Microchip announces new dual- and single-core dsPIC33C Digital Signal Controllers (DSCs) with more options to meet changing application requirements across memory, temperature and functional safety. These options will help system developers to design high-end embedded control applications which need flexible options to provide scalability as projects increase in complexity.
Key Facts:
  • More memory and functional safety features for automotive and wireless charging
  • Offers scalability for projects to increase in complexity with pin-compatibility to dsPIC33CH/K
  • dsPIC33CH512 expands to 512 KB Flash memory and triples programme RAM to 72 KB
  • Cost-optimised dsPIC33CK64 offers 64 KB Flash in a footprint down to 4 mm x 4 mm

The new dsPIC33CH512MP508 dual-core DSC enables support for applications with larger programme memory requirements. The dsPIC33CK64MP105 single-core DSC adds a cost-optimised version for applications that require smaller memory and footprint. Developers can easily scale across product lines using the new devices, which are pin-to-pin compatible within the dsPIC33CH and dsPIC33CK families.
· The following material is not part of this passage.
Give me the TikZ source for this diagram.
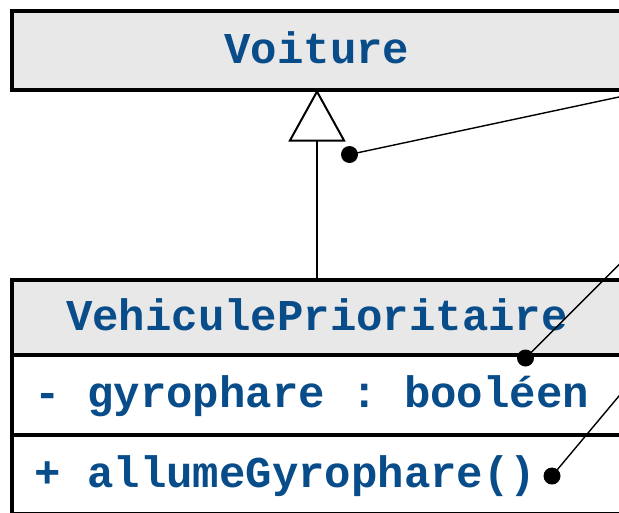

The dsPIC33CH512MP508 (MP5) family expands the recently introduced dsPIC33CH with Flash memory growing from 128 KB to 512 KB and triples the programme RAM from 24 KB to 72 KB. This enables support for larger applications with multiple software stacks or larger programme memory, such as automotive and wireless charging applications. More memory is needed to accommodate AUTOSAR software, MCAL drivers and CAN FD peripherals in automotive applications. Implementing wireless charging in automotive applications requires additional software stacks for the Qi protocol and Near-Field Communication (NFC), driving the need for even more programme memory. Using Live Update capability for real-time firmware updates is essential for high-availability systems but also doubles the overall memory requirement. In the dual-core devices, one core can function as a master while the other is designed as a slave. The slave core is useful for executing dedicated, time-critical control code while the master core is busy running the user interface, system monitoring and communications functions. For example, having two cores facilitates partitioning of the software stacks for parallel execution of the Qi protocol and other functions such as NFC to optimise performance in automotive wireless charging applications.